The Maldives aren’t the only small island nation to be roped into the Trump administration’s campaign to counter China. In August, Esper visited Palau, a small Pacific island nation that has diplomatically aligned itself with the United States and is one of only 14 countries to have formal diplomatic relations with Taiwan rather than China. Esper was the first U.S. defense secretary ever to visit Palau.

A 2019 study by the Rand Corp., the Pentagon’s go-to think tank, described a group of small island nations in the Pacific as “crucial to the promotion of Washington’s Indo-Pacific Strategy” and “tantamount to a power-projection super-highway running through the heart of the North Pacific into Asia.”

While the Maldives lies outside this so-called highway, its geostrategic importance is cut from the same cloth, presenting the latest front in the simmering diplomatic battlegrounds of so-called great-power competition between Washington and Beijing. 

Last month the largest province in the Solomon Islands, an archipelago off the northeast coast of Australia, announced plans to hold an independence referendum after the national government announced last year that it would end its 36-year relationship with Taiwan to establish diplomatic relations with Beijing.

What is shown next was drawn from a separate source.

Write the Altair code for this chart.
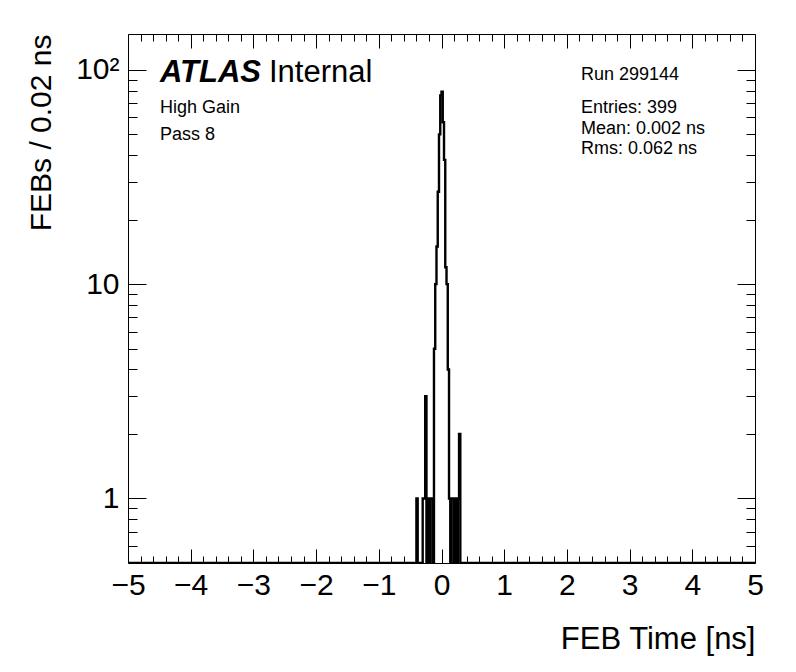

Weeks after the announcement, Washington pledged $25 million in aid to the province, which is 500 times the total amount of aid received by the province from all countries in 2018, according to Australia’s ABC news

A public affairs officer for the U.S. Embassy in Papua New Guinea, which is also responsible for the Solomons, told ABC that the move was not motivated by geopolitics and that the aid had been planned for two years.